**Given material:**
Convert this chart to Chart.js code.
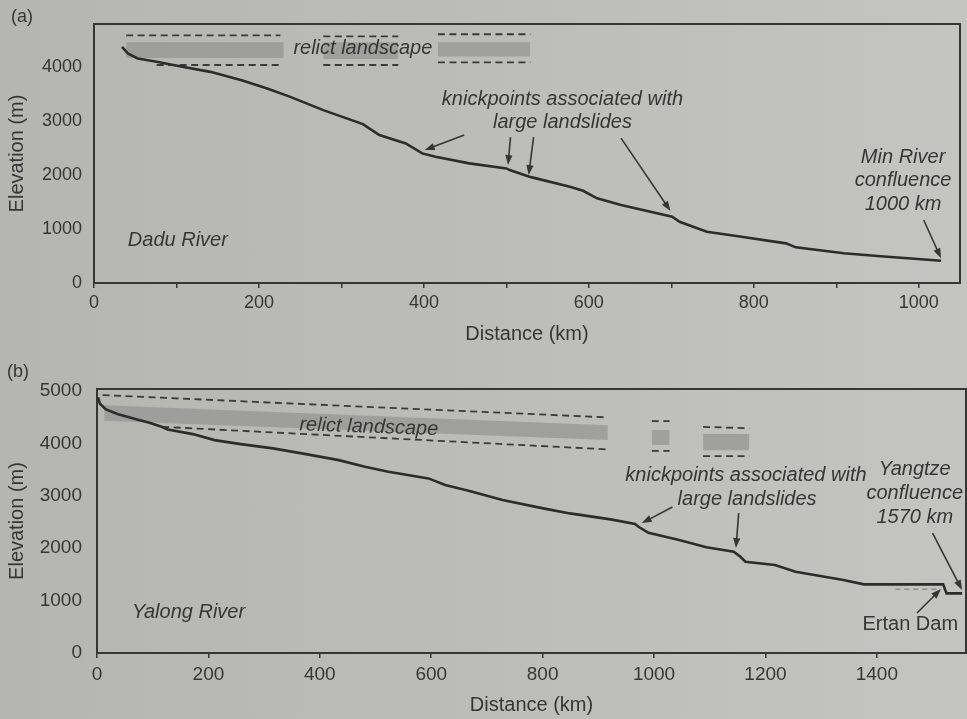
<!DOCTYPE html>
<html>
<head>
<meta charset="utf-8">
<script src="https://cdn.jsdelivr.net/npm/chart.js@4.4.0/dist/chart.umd.min.js"></script>
<style>
  html, body { margin: 0; padding: 0; width: 967px; height: 719px; overflow: hidden;
    background: linear-gradient(90deg, #b6b6b1 0%, #bdbdb8 50%, #c4c4c0 100%); }
  canvas { position: absolute; left: 0; }
  #ca { top: 0; }
  #cb { top: 355px; }
</style>
</head>
<body>
<canvas id="ca" width="967" height="355"></canvas>
<canvas id="cb" width="967" height="364"></canvas>
<script>
// ---- Dadu River long profile (distance km, elevation m)
const daduKm   = [34, 41, 53, 76, 107, 141, 179, 210, 238, 278, 326, 346, 378, 398, 414, 455, 500, 504, 528, 536,
                  577, 593, 610, 639, 701, 710, 743, 785, 839, 851, 909, 950, 1027];
const daduElev = [4376, 4254, 4161, 4099, 4006, 3913, 3759, 3605, 3450, 3204, 2945, 2741, 2587, 2402, 2339, 2217, 2124, 2093, 1969, 1939,
                  1784, 1709, 1569, 1445, 1228, 1135, 950, 857, 735, 661, 550, 500, 413];

// ---- Yalong River long profile (distance km, elevation m)
const yalongKm   = [2, 5, 16, 38, 72, 94, 116, 127, 172, 211, 258, 316, 375, 434, 481, 523, 595, 625, 667, 728,
                    801, 849, 922, 966, 972, 990, 1045, 1094, 1143, 1155, 1164, 1217, 1254, 1340, 1377, 1519, 1525, 1553];
const yalongElev = [4879, 4764, 4650, 4560, 4459, 4394, 4318, 4268, 4179, 4064, 3988, 3906, 3797, 3682, 3555, 3459, 3333, 3206, 3097, 2919,
                    2761, 2665, 2551, 2461, 2410, 2295, 2156, 2017, 1933, 1837, 1742, 1679, 1551, 1393, 1311, 1311, 1139, 1139];

// ---- relict landscape patches: [fromKm, toKm, elevAtFrom, elevAtTo]
const daduBandTop   = [[39, 230, 4460, 4460], [278, 369, 4460, 4460], [417, 529, 4460, 4460]];
const daduBandBase  = [[39, 230, 4170, 4170], [278, 369, 4150, 4150], [417, 529, 4200, 4200]];
const daduDashTop   = [[39, 226, 4590, 4590], [278, 369, 4570, 4570], [417, 529, 4610, 4610]];
const daduDashBase  = [[76, 226, 4040, 4040], [278, 369, 4040, 4040], [417, 529, 4090, 4090]];

const yalongBandTop  = [[13, 917, 4732, 4350], [996, 1028, 4255, 4255], [1088, 1171, 4179, 4179]];
const yalongBandBase = [[13, 917, 4432, 4064], [996, 1028, 3969, 3969], [1088, 1171, 3873, 3873]];
const yalongDashTop  = [[10, 917, 4923, 4497], [996, 1028, 4427, 4427], [1088, 1171, 4318, 4290]];
const yalongDashBase = [[117, 917, 4318, 3887], [996, 1028, 3860, 3860], [1088, 1171, 3759, 3759]];
// river level before the Ertan reservoir
const yalongPreDam   = [[1433, 1507, 1215, 1215]];

// ---- axis ticks (labelled, plus unlabelled minor marks)
const daduXTicks   = [0, 200, 400, 600, 800, 1000];
const daduXMinor   = [100, 300, 500, 700, 900];
const daduYTicks   = [0, 1000, 2000, 3000, 4000];
const yalongXTicks = [0, 200, 400, 600, 800, 1000, 1200, 1400];
const yalongXMinor = [];
const yalongYTicks = [0, 1000, 2000, 3000, 4000, 5000];

const INK = '#363634';
const FONT = '"Liberation Sans", Arial, Helvetica, sans-serif';

const toPoints = (xs, ys) => xs.map((v, i) => ({ x: v, y: ys[i] }));
const segPoints = s => [{ x: s[0], y: s[2] }, { x: s[1], y: s[3] }];

function profileDatasets(km, elev, bandTop, bandBase, dashTop, dashBase, extraDash) {
  const sets = [{
    data: toPoints(km, elev), borderColor: '#2c2c2a', borderWidth: 2.6,
    pointRadius: 0, tension: 0, fill: false
  }];
  [...dashTop, ...dashBase].forEach(s => sets.push({
    data: segPoints(s), borderColor: '#3a3a38', borderWidth: 1.8,
    borderDash: [7, 4.5], pointRadius: 0, fill: false
  }));
  (extraDash || []).forEach(s => sets.push({
    data: segPoints(s), borderColor: '#8f8f8b', borderWidth: 1.5,
    borderDash: [5, 4], pointRadius: 0, fill: false
  }));
  bandTop.forEach((s, i) => {
    sets.push({ data: segPoints(s), borderWidth: 0, pointRadius: 0,
      backgroundColor: 'rgba(150,150,146,0.75)', fill: '+1' });
    sets.push({ data: segPoints(bandBase[i]), borderWidth: 0, pointRadius: 0, fill: false });
  });
  return sets;
}

// frame around the plot plus annotation text and arrows
const notesPlugin = {
  id: 'notes',
  beforeDatasetsDraw(chart) {
    const { ctx, chartArea: a } = chart;
    ctx.save();
    ctx.strokeStyle = INK;
    ctx.lineWidth = 2;
    ctx.strokeRect(a.left, a.top, a.right - a.left, a.bottom - a.top);
    ctx.restore();
  },
  afterDatasetsDraw(chart, args, opts) {
    const { ctx } = chart;
    const x = chart.scales.x, y = chart.scales.y;
    ctx.save();
    ctx.fillStyle = INK;
    ctx.strokeStyle = INK;
    (opts.arrows || []).forEach(a => {
      const x1 = x.getPixelForValue(a[0]), y1 = y.getPixelForValue(a[1]);
      const x2 = x.getPixelForValue(a[2]), y2 = y.getPixelForValue(a[3]);
      const ang = Math.atan2(y2 - y1, x2 - x1);
      const hl = 10, hw = 3.6;
      const c = Math.cos(ang), s = Math.sin(ang);
      ctx.lineWidth = 1.6;
      ctx.beginPath();
      ctx.moveTo(x1, y1);
      ctx.lineTo(x2 - hl * 0.7 * c, y2 - hl * 0.7 * s);
      ctx.stroke();
      ctx.beginPath();
      ctx.moveTo(x2, y2);
      ctx.lineTo(x2 - hl * c + hw * s, y2 - hl * s - hw * c);
      ctx.lineTo(x2 - hl * c - hw * s, y2 - hl * s + hw * c);
      ctx.closePath();
      ctx.fill();
    });
    (opts.texts || []).forEach(t => {
      ctx.font = (t.italic ? 'italic ' : '') + (t.size || 20) + 'px ' + FONT;
      ctx.textAlign = t.align || 'center';
      ctx.textBaseline = 'middle';
      const px = x.getPixelForValue(t.x), py = y.getPixelForValue(t.y);
      ctx.save();
      ctx.translate(px, py);
      if (t.rot) ctx.rotate(t.rot * Math.PI / 180);
      ctx.fillText(t.text, 0, 0);
      ctx.restore();
    });
    if (opts.panel) {
      ctx.font = '18px ' + FONT;
      ctx.textAlign = 'left';
      ctx.textBaseline = 'middle';
      ctx.fillText(opts.panel.text, opts.panel.left, opts.panel.mid);
    }
    ctx.restore();
  }
};

function makeChart(canvasId, cfg) {
  const tickFont = { family: FONT, size: cfg.tickSize };
  const titleFont = { family: FONT, size: 20 };
  const xAll = [...cfg.xTicks, ...cfg.xMinor].sort((a, b) => a - b);
  return new Chart(document.getElementById(canvasId), {
    type: 'line',
    data: { datasets: cfg.datasets },
    plugins: [notesPlugin],
    options: {
      responsive: false,
      devicePixelRatio: 1,
      animation: false,
      events: [],
      layout: { padding: cfg.padding },
      plugins: {
        legend: { display: false },
        tooltip: { enabled: false },
        notes: cfg.notes
      },
      scales: {
        x: {
          type: 'linear', min: 0, max: cfg.xMax,
          border: { display: false },
          grid: { display: true, drawOnChartArea: false, drawTicks: true, tickLength: 5,
                  color: INK, lineWidth: 1.5 },
          afterBuildTicks: s => { s.ticks = xAll.map(v => ({ value: v })); },
          ticks: {
            autoSkip: false, maxRotation: 0,
            color: INK, font: tickFont, padding: cfg.xTickPad,
            callback: v => cfg.xTicks.includes(Math.round(v)) ? String(Math.round(v)) : ''
          },
          title: { display: true, text: 'Distance (km)', color: INK, font: titleFont,
                   padding: { top: 0, bottom: cfg.xTitlePad } },
          afterFit: s => { s.height = cfg.xAxisHeight; }
        },
        y: {
          type: 'linear', min: 0, max: cfg.yMax,
          border: { display: false },
          grid: { display: false, drawTicks: false },
          afterBuildTicks: s => { s.ticks = cfg.yTicks.map(v => ({ value: v })); },
          ticks: {
            autoSkip: false, color: INK, font: tickFont, padding: cfg.yTickPad,
            callback: v => String(Math.round(v))
          },
          title: { display: true, text: 'Elevation (m)', color: INK, font: titleFont,
                   padding: { top: 5, bottom: 0 } },
          afterFit: s => { s.width = cfg.yAxisWidth; }
        }
      }
    }
  });
}

// (a) Dadu River
makeChart('ca', {
  datasets: profileDatasets(daduKm, daduElev, daduBandTop, daduBandBase, daduDashTop, daduDashBase),
  xMax: 1050, yMax: 4800, xTicks: daduXTicks, xMinor: daduXMinor, yTicks: daduYTicks,
  tickSize: 18, xTickPad: 4, yTickPad: 12, xTitlePad: 9,
  xAxisHeight: 72, yAxisWidth: 94,
  padding: { top: 24, right: 7, left: 0, bottom: 0 },
  notes: {
    panel: { text: '(a)', left: 11, mid: 17 },
    texts: [
      { text: 'relict landscape', x: 326, y: 4352, italic: true },
      { text: 'knickpoints associated with', x: 568, y: 3407, italic: true },
      { text: 'large landslides', x: 568, y: 2981, italic: true },
      { text: 'Min River', x: 981, y: 2333, italic: true },
      { text: 'confluence', x: 981, y: 1907, italic: true },
      { text: '1000 km', x: 981, y: 1463, italic: true },
      { text: 'Dadu River', x: 41, y: 796, italic: true, align: 'left' }
    ],
    arrows: [
      [449, 2741, 401, 2463],
      [505, 2704, 502, 2185],
      [533, 2704, 527, 2000],
      [639, 2685, 699, 1333],
      [1006, 1167, 1027, 457]
    ]
  }
});

// (b) Yalong River
makeChart('cb', {
  datasets: profileDatasets(yalongKm, yalongElev, yalongBandTop, yalongBandBase, yalongDashTop, yalongDashBase, yalongPreDam),
  xMax: 1560, yMax: 5040, xTicks: yalongXTicks, xMinor: yalongXMinor, yTicks: yalongYTicks,
  tickSize: 19, xTickPad: 5, yTickPad: 15, xTitlePad: 2,
  xAxisHeight: 66, yAxisWidth: 97,
  padding: { top: 34, right: 1, left: 0, bottom: 0 },
  notes: {
    panel: { text: '(b)', left: 7, mid: 17 },
    texts: [
      { text: 'relict landscape', x: 488, y: 4312, italic: true, rot: 2 },
      { text: 'knickpoints associated with', x: 1165, y: 3396, italic: true },
      { text: 'large landslides', x: 1167, y: 2938, italic: true },
      { text: 'Yangtze', x: 1468, y: 3511, italic: true },
      { text: 'confluence', x: 1468, y: 3053, italic: true },
      { text: '1570 km', x: 1468, y: 2595, italic: true },
      { text: 'Ertan Dam', x: 1460, y: 553 },
      { text: 'Yalong River', x: 63, y: 782, italic: true, align: 'left' }
    ],
    arrows: [
      [1033, 2786, 978, 2480],
      [1152, 2671, 1147, 2003],
      [1500, 2290, 1553, 1202],
      [1472, 763, 1515, 1221]
    ]
  }
});
</script>
</body>
</html>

**Task statement:** Extract the lines exactly, please: the first line of the listing, the line with "550, 500, 413];", and every line between them, but no pictures.

**Worked solution:**
Convert this chart to Chart.js code.
<!DOCTYPE html>
<html>
<head>
<meta charset="utf-8">
<script src="https://cdn.jsdelivr.net/npm/chart.js@4.4.0/dist/chart.umd.min.js"></script>
<style>
  html, body { margin: 0; padding: 0; width: 967px; height: 719px; overflow: hidden;
    background: linear-gradient(90deg, #b6b6b1 0%, #bdbdb8 50%, #c4c4c0 100%); }
  canvas { position: absolute; left: 0; }
  #ca { top: 0; }
  #cb { top: 355px; }
</style>
</head>
<body>
<canvas id="ca" width="967" height="355"></canvas>
<canvas id="cb" width="967" height="364"></canvas>
<script>
// ---- Dadu River long profile (distance km, elevation m)
const daduKm   = [34, 41, 53, 76, 107, 141, 179, 210, 238, 278, 326, 346, 378, 398, 414, 455, 500, 504, 528, 536,
                  577, 593, 610, 639, 701, 710, 743, 785, 839, 851, 909, 950, 1027];
const daduElev = [4376, 4254, 4161, 4099, 4006, 3913, 3759, 3605, 3450, 3204, 2945, 2741, 2587, 2402, 2339, 2217, 2124, 2093, 1969, 1939,
                  1784, 1709, 1569, 1445, 1228, 1135, 950, 857, 735, 661, 550, 500, 413];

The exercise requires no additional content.